DATASET EXCERPT:
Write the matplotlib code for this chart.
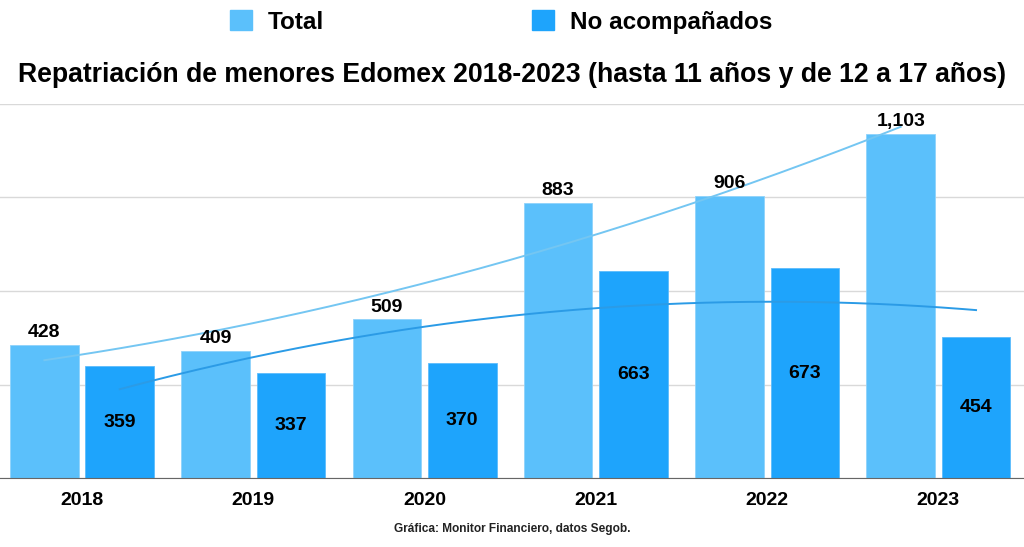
import numpy as np
import matplotlib.pyplot as plt
from matplotlib.patches import Patch

plt.rcParams['font.family'] = ['Liberation Sans', 'DejaVu Sans']

# data
years = ['2018', '2019', '2020', '2021', '2022', '2023']
total = [428, 409, 509, 883, 906, 1103]
no_acomp = [359, 337, 370, 663, 673, 454]

c_total = '#5bc0fb'
c_noac = '#1ea4fc'

fig = plt.figure(figsize=(10.24, 5.47), dpi=100)
ax = fig.add_axes([-0.003, 0.126, 1.003, 0.684])

x = np.arange(len(years))
off = 0.22
w = 0.40
ax.bar(x - off, total, w, color=c_total, edgecolor='#8fd3fb', linewidth=0.6, zorder=2)
ax.bar(x + off, no_acomp, w, color=c_noac, edgecolor='#5cbcfc', linewidth=0.6, zorder=2)

# polynomial (degree 2) trendlines, like the spreadsheet ones
xs = np.linspace(0, len(years) - 1, 200)
p_t = np.polyfit(x, total, 2)
p_n = np.polyfit(x, no_acomp, 2)
ax.plot(xs - off, np.polyval(p_t, xs), color='#74c6f2', lw=1.4, zorder=3)
ax.plot(xs + off, np.polyval(p_n, xs), color='#2b9be6', lw=1.4, zorder=3)

# value labels
for xi, v in zip(x, total):
    ax.text(xi - off, v + 12, f'{v:,}', ha='center', va='bottom',
            fontsize=14, fontweight='bold', zorder=4)
for xi, v in zip(x, no_acomp):
    ax.text(xi + off, v / 2, f'{v:,}', ha='center', va='center',
            fontsize=14, fontweight='bold', zorder=4)

ax.set_xlim(-0.5 + 0.003, len(years) - 0.5)
ax.set_ylim(0, 1200)
ax.set_yticks([0, 300, 600, 900, 1200])
ax.set_yticklabels([])
ax.tick_params(axis='y', length=0)
ax.grid(axis='y', color='#d9d9d9', lw=1, zorder=0)
ax.set_axisbelow(True)
ax.set_xticks(x)
ax.set_xticklabels(years, fontsize=14, fontweight='bold')
ax.tick_params(axis='x', length=0, pad=10)
for s in ['left', 'right', 'top']:
    ax.spines[s].set_visible(False)
ax.spines['bottom'].set_color('#666666')
ax.spines['bottom'].set_zorder(5)

fig.legend(handles=[Patch(color=c_total, label='Total'),
                    Patch(color=c_noac, label='No acompañados')],
           loc='center', bbox_to_anchor=(501 / 1024, 1 - 22 / 547),
           ncol=2, frameon=False, prop={'size': 17.5, 'weight': 'bold'},
           handlelength=0.9, handleheight=0.85, handletextpad=0.65,
           columnspacing=8.55)

fig.text(0.5, 1 - 75 / 547,
         'Repatriación de menores Edomex 2018-2023 (hasta 11 años y de 12 a 17 años)',
         ha='center', va='center', fontsize=19.2, fontweight='bold')

fig.text(0.5, 1 - 529 / 547, 'Gráfica: Monitor Financiero, datos Segob.',
         ha='center', va='center', fontsize=8.6, fontweight='bold', color='#222222')

fig.savefig('out.png', dpi=100)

WORK TO DO:
Write out exactly the opening lines of the data, stopping after the line that holds "ax = fig.add_axes([-0.003, 0.126, 1.003, 0.684])". Exclude pictures.

WRITTEN ANSWER:
Write the matplotlib code for this chart.
import numpy as np
import matplotlib.pyplot as plt
from matplotlib.patches import Patch

plt.rcParams['font.family'] = ['Liberation Sans', 'DejaVu Sans']

# data
years = ['2018', '2019', '2020', '2021', '2022', '2023']
total = [428, 409, 509, 883, 906, 1103]
no_acomp = [359, 337, 370, 663, 673, 454]

c_total = '#5bc0fb'
c_noac = '#1ea4fc'

fig = plt.figure(figsize=(10.24, 5.47), dpi=100)
ax = fig.add_axes([-0.003, 0.126, 1.003, 0.684])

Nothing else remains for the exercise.